Problem to solve => From the first line of the data below through the line bearing "s2_cnts), (s3_vals, s3_cnts)]", reproduce each line exactly; do not include pictures.

Material for this task =>
========================================
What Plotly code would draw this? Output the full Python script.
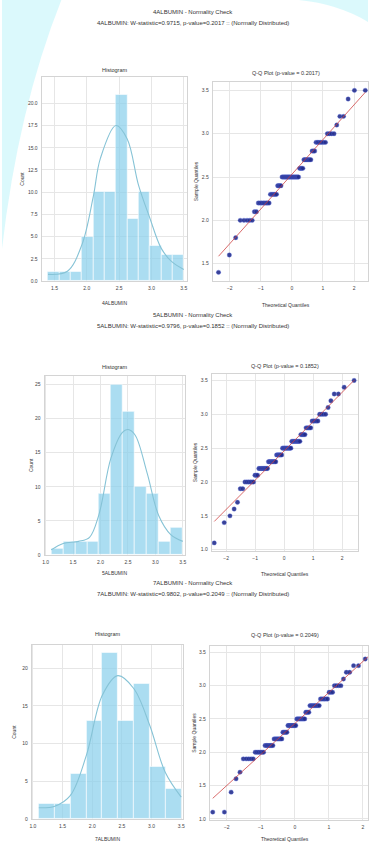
import numpy as np
import plotly.graph_objects as go
from statistics import NormalDist

W, H = 370, 847

# ---------------- data ----------------
names = ["4ALBUMIN", "5ALBUMIN", "7ALBUMIN"]
w_stats = ["0.9715", "0.9796", "0.9802"]
p_values = ["0.2017", "0.1852", "0.2049"]

# histogram bins / counts
hist1_edges = [1.4, 1.575, 1.75, 1.925, 2.1, 2.275, 2.45, 2.625, 2.8, 2.975, 3.15, 3.325, 3.5]
hist1_counts = [1, 1, 1, 5, 10, 10, 21, 7, 10, 4, 3, 3]
hist2_edges = [1.1, 1.318, 1.536, 1.755, 1.973, 2.191, 2.409, 2.627, 2.845, 3.064, 3.282, 3.5]
hist2_counts = [1, 2, 2, 2, 9, 25, 21, 10, 9, 2, 4]
hist3_edges = [1.1, 1.367, 1.633, 1.9, 2.167, 2.433, 2.7, 2.967, 3.233, 3.5]
hist3_counts = [2, 2, 6, 13, 22, 13, 18, 7, 4]

# KDE curves (count scale)
kde1_x = [1.4, 1.7, 1.925, 2.1, 2.21, 2.45, 2.625, 2.8, 2.975, 3.15, 3.31, 3.5]
kde1_y = [0.75, 1.1, 4.1, 9.5, 13.8, 17.5, 16.0, 10.8, 7.1, 3.7, 2.2, 1.3]
kde2_x = [1.1, 1.32, 1.6, 1.8, 1.97, 2.19, 2.4, 2.5, 2.63, 2.85, 3.06, 3.28, 3.5]
kde2_y = [0.75, 1.7, 2.0, 2.6, 5.9, 14.2, 18.0, 18.4, 17.6, 12.0, 5.8, 3.0, 2.0]
kde3_x = [1.1, 1.37, 1.63, 1.9, 2.17, 2.43, 2.7, 2.97, 3.23, 3.5]
kde3_y = [1.5, 1.7, 3.1, 8.4, 16.4, 19.0, 17.3, 12.4, 6.2, 2.9]

# sample values (distinct) and their frequencies
s1_vals = [1.4, 1.6, 1.8, 2.0, 2.1, 2.2, 2.3, 2.4, 2.5, 2.6, 2.7, 2.8, 2.9, 3.0, 3.1, 3.2, 3.4, 3.5]
s1_cnts = [1, 1, 1, 5, 2, 8, 6, 4, 17, 4, 7, 3, 7, 4, 1, 2, 1, 2]
s2_vals = [1.1, 1.4, 1.5, 1.6, 1.7, 1.9, 2.0, 2.1, 2.2, 2.3, 2.4, 2.5, 2.6, 2.7, 2.8, 2.9, 3.0, 3.1, 3.2, 3.3, 3.4, 3.5]
s2_cnts = [1, 1, 1, 1, 1, 2, 6, 3, 9, 9, 7, 11, 10, 5, 5, 5, 4, 1, 1, 2, 1, 1]
s3_vals = [1.1, 1.4, 1.6, 1.7, 1.9, 2.0, 2.1, 2.2, 2.3, 2.4, 2.5, 2.6, 2.7, 2.8, 2.9, 3.0, 3.1, 3.2, 3.3, 3.4, 3.5]
s3_cnts = [2, 1, 1, 1, 5, 6, 7, 8, 5, 9, 9, 4, 9, 6, 3, 4, 1, 2, 2, 1, 1]

hist_edges = [hist1_edges, hist2_edges, hist3_edges]
hist_counts = [hist1_counts, hist2_counts, hist3_counts]
kdes = [(kde1_x, kde1_y), (kde2_x, kde2_y), (kde3_x, kde3_y)]
samples = [(s1_vals, s1_cnts), (s2_vals, s2_cnts), (s3_vals, s3_cnts)]

# ---------------- layout geometry (pixels) ----------------
hist_box = [(40, 187, 77, 282), (43, 185, 377, 557), (30, 183, 647, 822)]
qq_box = [(213, 370, 82, 282), (212, 360, 375, 553), (210, 370, 648, 823)]
hist_xr = [[1.3, 3.55], [0.98, 3.54], [0.98, 3.53]]
hist_yr = [[0, 23.0], [0, 26.3], [0, 23.1]]
hist_ytick = [[0, 2.5, 5, 7.5, 10, 12.5, 15, 17.5, 20], [0, 5, 10, 15, 20, 25], [0, 5, 10, 15, 20]]
hist_yfmt = [".1f", "d", "d"]
qq_xr = [[-2.55, 2.45], [-2.5, 2.55], [-2.5, 2.15]]
qq_yr = [[1.3, 3.6], [0.98, 3.6], [0.98, 3.6]]
qq_ytick = [[1.5, 2.0, 2.5, 3.0, 3.5], [1.0, 1.5, 2.0, 2.5, 3.0, 3.5], [1.0, 1.5, 2.0, 2.5, 3.0, 3.5]]
title_y = [(12, 23), (316, 327), (585, 596)]
sub_title_y = [(70, 73), (368, 367), (636, 637)]
xlab_y = [(304, 306), (575, 576), (842, 842)]
ylab_x = [(20, 196), (30, 195), (12, 194)]

FONT = "Liberation Sans Narrow, Liberation Sans, Arial"
TXT = "#333333"
GRID = "#e6e6e6"
SPINE = "#d4d4d4"


def px_x(p):
    return p / W


def px_y(p):
    return 1 - p / H


def filliben(n):
    m = [(i - 0.3175) / (n + 0.365) for i in range(1, n + 1)]
    m[-1] = 0.5 ** (1.0 / n)
    m[0] = 1 - m[-1]
    nd = NormalDist()
    return np.array([nd.inv_cdf(v) for v in m])


fig = go.Figure()
layout = dict(
    width=W, height=H, autosize=False,
    margin=dict(l=0, r=0, t=0, b=0),
    paper_bgcolor="white", plot_bgcolor="white",
    showlegend=False,
    font=dict(family=FONT, size=6, color=TXT),
    bargap=0,
)
annotations = []


def ann(text, x, y, size=6, angle=0):
    annotations.append(dict(text=text, x=px_x(x), y=px_y(y), xref="paper", yref="paper",
                            showarrow=False, xanchor="center", yanchor="middle",
                            textangle=angle, font=dict(size=size, color=TXT, family=FONT)))


def axis_common():
    return dict(showgrid=True, gridcolor=GRID, gridwidth=0.6, zeroline=False,
                showline=True, linecolor=SPINE, linewidth=0.8, mirror=True,
                ticks="", ticklabelstandoff=2,
                tickfont=dict(size=5, color="#444444", family=FONT))


for b in range(3):
    hx = 2 * b + 1
    qx = 2 * b + 2
    edges = np.array(hist_edges[b])
    centers = (edges[:-1] + edges[1:]) / 2
    widths = edges[1:] - edges[:-1]
    fig.add_trace(go.Bar(x=centers, y=hist_counts[b], width=widths,
                         marker=dict(color="rgba(135,206,235,0.7)",
                                     line=dict(color="white", width=0.6)),
                         xaxis=f"x{hx}", yaxis=f"y{hx}", hoverinfo="skip"))
    kx, ky = kdes[b]
    fig.add_trace(go.Scatter(x=kx, y=ky, mode="lines",
                             line=dict(color="#86c3d6", width=1.1, shape="spline", smoothing=1.0),
                             xaxis=f"x{hx}", yaxis=f"y{hx}", hoverinfo="skip"))
    vals, cnts = samples[b]
    data = np.sort(np.repeat(vals, cnts))
    osm = filliben(len(data))
    slope, intercept = np.polyfit(osm, data, 1)
    fig.add_trace(go.Scatter(x=osm, y=data, mode="markers",
                             marker=dict(color="rgba(35,45,140,0.9)", size=4.4,
                                         line=dict(color="rgba(90,110,220,0.6)", width=0.6)),
                             xaxis=f"x{qx}", yaxis=f"y{qx}", hoverinfo="skip"))
    lx = np.array([osm.min(), osm.max()])
    fig.add_trace(go.Scatter(x=lx, y=slope * lx + intercept, mode="lines",
                             line=dict(color="rgba(205,60,60,0.85)", width=0.9),
                             xaxis=f"x{qx}", yaxis=f"y{qx}", hoverinfo="skip"))

    x0, x1, y0, y1 = hist_box[b]
    layout[f"xaxis{hx}"] = dict(domain=[px_x(x0), px_x(x1)], range=hist_xr[b], anchor=f"y{hx}",
                                tickvals=[1.0, 1.5, 2.0, 2.5, 3.0, 3.5], tickformat=".1f", **axis_common())
    layout[f"yaxis{hx}"] = dict(domain=[px_y(y1), px_y(y0)], range=hist_yr[b], anchor=f"x{hx}",
                                tickvals=hist_ytick[b], tickformat=hist_yfmt[b], **axis_common())
    x0, x1, y0, y1 = qq_box[b]
    layout[f"xaxis{qx}"] = dict(domain=[px_x(x0), px_x(x1)], range=qq_xr[b], anchor=f"y{qx}",
                                tickvals=[-2, -1, 0, 1, 2], **axis_common())
    layout[f"yaxis{qx}"] = dict(domain=[px_y(y1), px_y(y0)], range=qq_yr[b], anchor=f"x{qx}",
                                tickvals=qq_ytick[b], tickformat=".1f", **axis_common())

    t1, t2 = title_y[b]
    ann(f"{names[b]} - Normality Check", 193, t1, size=6)
    ann(f"{names[b]}: W-statistic={w_stats[b]}, p-value={p_values[b]} :: (Normally Distributed)", 193, t2, size=6)
    hb = hist_box[b]
    qb = qq_box[b]
    ann("Histogram", (hb[0] + hb[1]) / 2, sub_title_y[b][0], size=5.5)
    ann(f"Q-Q Plot (p-value = {p_values[b]})", (qb[0] + min(qb[1], 362)) / 2, sub_title_y[b][1], size=5.5)
    ann(names[b], (hb[0] + hb[1]) / 2, xlab_y[b][0], size=5)
    ann("Theoretical Quantiles", (qb[0] + min(qb[1], 362)) / 2, xlab_y[b][1], size=5)
    ann("Count", ylab_x[b][0], (hb[2] + hb[3]) / 2, size=5, angle=-90)
    ann("Sample Quantiles", ylab_x[b][1], (qb[2] + qb[3]) / 2, size=5, angle=-90)

layout["annotations"] = annotations

# faint cyan watermark swoosh in the background (top-left and top-right)
layout["shapes"] = [
    dict(type="path", xref="paper", yref="paper", layer="below",
         path=f"M 0 1 L {px_x(60)} 1 Q {px_x(16)} {px_y(110)} 0 {px_y(250)} Z",
         fillcolor="rgba(210,248,251,0.8)", line=dict(width=0)),
    dict(type="path", xref="paper", yref="paper", layer="below",
         path=f"M {px_x(300)} 1 L 1 1 L 1 {px_y(22)} Q {px_x(340)} {px_y(4)} {px_x(300)} 1 Z",
         fillcolor="rgba(210,248,251,0.8)", line=dict(width=0)),
]

fig.update_layout(**layout)
fig.write_html("out.html")
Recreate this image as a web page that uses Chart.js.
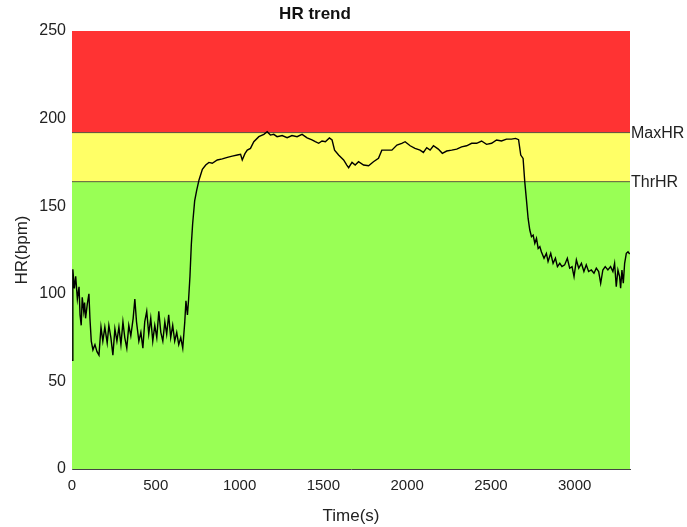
<!DOCTYPE html>
<html>
<head>
<meta charset="utf-8">
<script src="https://cdn.jsdelivr.net/npm/chart.js@4/dist/chart.umd.min.js"></script>
<style>
html,body{margin:0;padding:0;background:#fff;}
#wrap{width:687px;height:527px;position:relative;}
</style>
</head>
<body>
<div id="wrap"><canvas id="c" width="687" height="527"></canvas></div>
<script>
// ---- data ----
const timeS = [0,5,14,22,32,42,48,55,61,70,75,81,91,101,107,115,125,137,149,161,173,184,196,210,220,232,244,256,268,280,292,304,315,327,339,351,365,375,385,399,411,423,434,446,458,470,482,494,506,518,530,542,554,565,577,589,601,613,625,637,649,661,673,680,689,696,704,712,720,732,744,758,778,798,817,837,867,897,927,956,986,1006,1016,1032,1046,1065,1085,1115,1145,1165,1184,1204,1224,1254,1284,1313,1343,1373,1403,1432,1452,1472,1492,1512,1536,1552,1567,1591,1621,1640,1651,1671,1690,1710,1740,1770,1799,1829,1849,1879,1909,1939,1968,1988,2018,2047,2077,2097,2117,2137,2157,2186,2210,2236,2266,2296,2325,2355,2385,2415,2444,2474,2504,2534,2563,2593,2623,2647,2665,2678,2692,2702,2712,2722,2732,2742,2752,2762,2772,2782,2792,2801,2817,2831,2841,2857,2871,2885,2897,2911,2924,2940,2956,2970,2984,2996,3010,3024,3040,3055,3069,3083,3099,3115,3129,3143,3155,3168,3182,3198,3214,3228,3238,3248,3258,3268,3274,3282,3290,3298,3308,3318,3328];
const hrBpm = [62,114,103,110,97,104,88,82,98,90,95,86,94,100,86,73,68,71,67,65,81,73,81,72,82,75,65,80,73,81,71,84,75,69,82,76,86,97,84,73,78,69,84,90,77,86,73,82,75,90,78,73,84,77,88,75,82,73,78,71,75,69,84,96,88,97,110,128,140,153,159,165,171,173.5,175,174.5,176.4,177,177.9,178.6,179.2,179.6,176.4,180,182,183,186.8,189.7,191,192.5,190.6,191,189.7,190.3,189.1,190.3,189.7,191,189,187.8,186.8,185.9,187.2,186.8,189,187.8,182,179.2,176.4,173.5,172,175,173.5,175.4,173.5,173.1,175.4,177.3,182,182,182,184.9,185.9,186.8,184.5,183,182,180.7,183.4,182,184.5,182.6,180.2,181.5,182,182.6,183.9,184.5,185.9,185.9,187.2,185.3,185.9,187.8,187.2,188.3,188.3,188.7,188,179.2,177.3,163.9,153.6,143,136.4,132.6,133.5,128.8,131.6,125.9,126.9,124,120.3,123.1,118.4,123.1,117.4,120.3,115.5,117.4,115.5,116.5,120.3,114.6,115.5,109.8,119.3,114.6,117.4,112.7,116.5,112.7,113.6,111.7,114.6,112.7,106,113.6,115.5,113.6,115.5,112.7,117.4,104.1,113.6,109.8,103.2,113.6,106,117.4,123.1,124,122.7];
const zoneLimits = [164, 192, 250];          // ThrHR, MaxHR, top
const zoneLabels = ['ThrHR', 'MaxHR'];
const xTicks = [0, 500, 1000, 1500, 2000, 2500, 3000];
const xMax = 3330;
const yTicks = [0, 50, 100, 150, 200, 250];

const FONT = "'Liberation Sans', Arial, sans-serif";
const hrPoints = timeS.map((t, i) => ({x: t, y: hrBpm[i]}));
const band = v => [{x: 0, y: v}, {x: xMax, y: v}];

const zoneLabelPlugin = {
  id: 'zoneLabels',
  afterDraw(chart) {
    const ctx = chart.ctx, ys = chart.scales.y, area = chart.chartArea;
    ctx.save();
    ctx.font = '16px ' + FONT;
    ctx.fillStyle = '#222';
    ctx.textAlign = 'left';
    ctx.textBaseline = 'middle';
    zoneLabels.forEach((lbl, i) => {
      ctx.fillText(lbl, area.right + 1, ys.getPixelForValue(zoneLimits[i]) + 1);
    });
    ctx.restore();
  }
};

new Chart(document.getElementById('c'), {
  type: 'line',
  data: {
    datasets: [
      {data: band(zoneLimits[0]), fill: 'origin', backgroundColor: 'rgb(153,255,85)', borderColor: '#5a5a3a', borderWidth: 1, pointRadius: 0, order: 3},
      {data: band(zoneLimits[1]), fill: '-1', backgroundColor: 'rgb(255,255,102)', borderColor: '#5a4a3a', borderWidth: 1, pointRadius: 0, order: 4},
      {data: band(zoneLimits[2]), fill: '-1', backgroundColor: 'rgb(255,51,51)', borderColor: 'rgba(0,0,0,0)', borderWidth: 0, pointRadius: 0, order: 5},
      {data: hrPoints, borderColor: '#000', borderWidth: 1.4, pointRadius: 0, fill: false, tension: 0, order: 0}
    ]
  },
  options: {
    responsive: false,
    animation: false,
    events: [],
    layout: {padding: {left: 0, right: 57, top: 0, bottom: 0}},
    plugins: {
      legend: {display: false},
      tooltip: {enabled: false},
      title: {display: true, text: 'HR trend', color: '#111', font: {family: FONT, size: 17, weight: 'bold'}, padding: {top: 4, bottom: 6.6}}
    },
    scales: {
      x: {
        type: 'linear', min: 0, max: xMax,
        afterFit: s => { s.height = 58; },
        afterBuildTicks: s => { s.ticks = xTicks.map(v => ({value: v})); },
        grid: {display: false, drawTicks: false},
        border: {display: true, color: '#444', width: 1},
        ticks: {color: '#222', font: {family: FONT, size: 15}, padding: 8, maxRotation: 0, callback: v => String(v)},
        title: {display: true, text: 'Time(s)', color: '#222', font: {family: FONT, size: 17}, padding: {top: 4, bottom: 0}}
      },
      y: {
        type: 'linear', min: 0, max: 250,
        afterFit: s => { s.width = 72; },
        afterBuildTicks: s => { s.ticks = yTicks.map(v => ({value: v})); },
        grid: {display: false, drawTicks: false},
        border: {display: true, color: '#666', width: 1, dash: [1, 1]},
        ticks: {color: '#222', font: {family: FONT, size: 16}, padding: 6, callback: v => String(v)},
        title: {display: true, text: 'HR(bpm)', color: '#222', font: {family: FONT, size: 17}, padding: {top: 12, bottom: 0}}
      }
    }
  },
  plugins: [zoneLabelPlugin]
});
</script>
</body>
</html>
========================================
Written reply =>
What Plotly code would draw this? Output the full Python script.
import numpy as np
import plotly.graph_objects as go
from statistics import NormalDist

W, H = 370, 847

# ---------------- data ----------------
names = ["4ALBUMIN", "5ALBUMIN", "7ALBUMIN"]
w_stats = ["0.9715", "0.9796", "0.9802"]
p_values = ["0.2017", "0.1852", "0.2049"]

# histogram bins / counts
hist1_edges = [1.4, 1.575, 1.75, 1.925, 2.1, 2.275, 2.45, 2.625, 2.8, 2.975, 3.15, 3.325, 3.5]
hist1_counts = [1, 1, 1, 5, 10, 10, 21, 7, 10, 4, 3, 3]
hist2_edges = [1.1, 1.318, 1.536, 1.755, 1.973, 2.191, 2.409, 2.627, 2.845, 3.064, 3.282, 3.5]
hist2_counts = [1, 2, 2, 2, 9, 25, 21, 10, 9, 2, 4]
hist3_edges = [1.1, 1.367, 1.633, 1.9, 2.167, 2.433, 2.7, 2.967, 3.233, 3.5]
hist3_counts = [2, 2, 6, 13, 22, 13, 18, 7, 4]

# KDE curves (count scale)
kde1_x = [1.4, 1.7, 1.925, 2.1, 2.21, 2.45, 2.625, 2.8, 2.975, 3.15, 3.31, 3.5]
kde1_y = [0.75, 1.1, 4.1, 9.5, 13.8, 17.5, 16.0, 10.8, 7.1, 3.7, 2.2, 1.3]
kde2_x = [1.1, 1.32, 1.6, 1.8, 1.97, 2.19, 2.4, 2.5, 2.63, 2.85, 3.06, 3.28, 3.5]
kde2_y = [0.75, 1.7, 2.0, 2.6, 5.9, 14.2, 18.0, 18.4, 17.6, 12.0, 5.8, 3.0, 2.0]
kde3_x = [1.1, 1.37, 1.63, 1.9, 2.17, 2.43, 2.7, 2.97, 3.23, 3.5]
kde3_y = [1.5, 1.7, 3.1, 8.4, 16.4, 19.0, 17.3, 12.4, 6.2, 2.9]

# sample values (distinct) and their frequencies
s1_vals = [1.4, 1.6, 1.8, 2.0, 2.1, 2.2, 2.3, 2.4, 2.5, 2.6, 2.7, 2.8, 2.9, 3.0, 3.1, 3.2, 3.4, 3.5]
s1_cnts = [1, 1, 1, 5, 2, 8, 6, 4, 17, 4, 7, 3, 7, 4, 1, 2, 1, 2]
s2_vals = [1.1, 1.4, 1.5, 1.6, 1.7, 1.9, 2.0, 2.1, 2.2, 2.3, 2.4, 2.5, 2.6, 2.7, 2.8, 2.9, 3.0, 3.1, 3.2, 3.3, 3.4, 3.5]
s2_cnts = [1, 1, 1, 1, 1, 2, 6, 3, 9, 9, 7, 11, 10, 5, 5, 5, 4, 1, 1, 2, 1, 1]
s3_vals = [1.1, 1.4, 1.6, 1.7, 1.9, 2.0, 2.1, 2.2, 2.3, 2.4, 2.5, 2.6, 2.7, 2.8, 2.9, 3.0, 3.1, 3.2, 3.3, 3.4, 3.5]
s3_cnts = [2, 1, 1, 1, 5, 6, 7, 8, 5, 9, 9, 4, 9, 6, 3, 4, 1, 2, 2, 1, 1]

hist_edges = [hist1_edges, hist2_edges, hist3_edges]
hist_counts = [hist1_counts, hist2_counts, hist3_counts]
kdes = [(kde1_x, kde1_y), (kde2_x, kde2_y), (kde3_x, kde3_y)]
samples = [(s1_vals, s1_cnts), (s2_vals, s2_cnts), (s3_vals, s3_cnts)]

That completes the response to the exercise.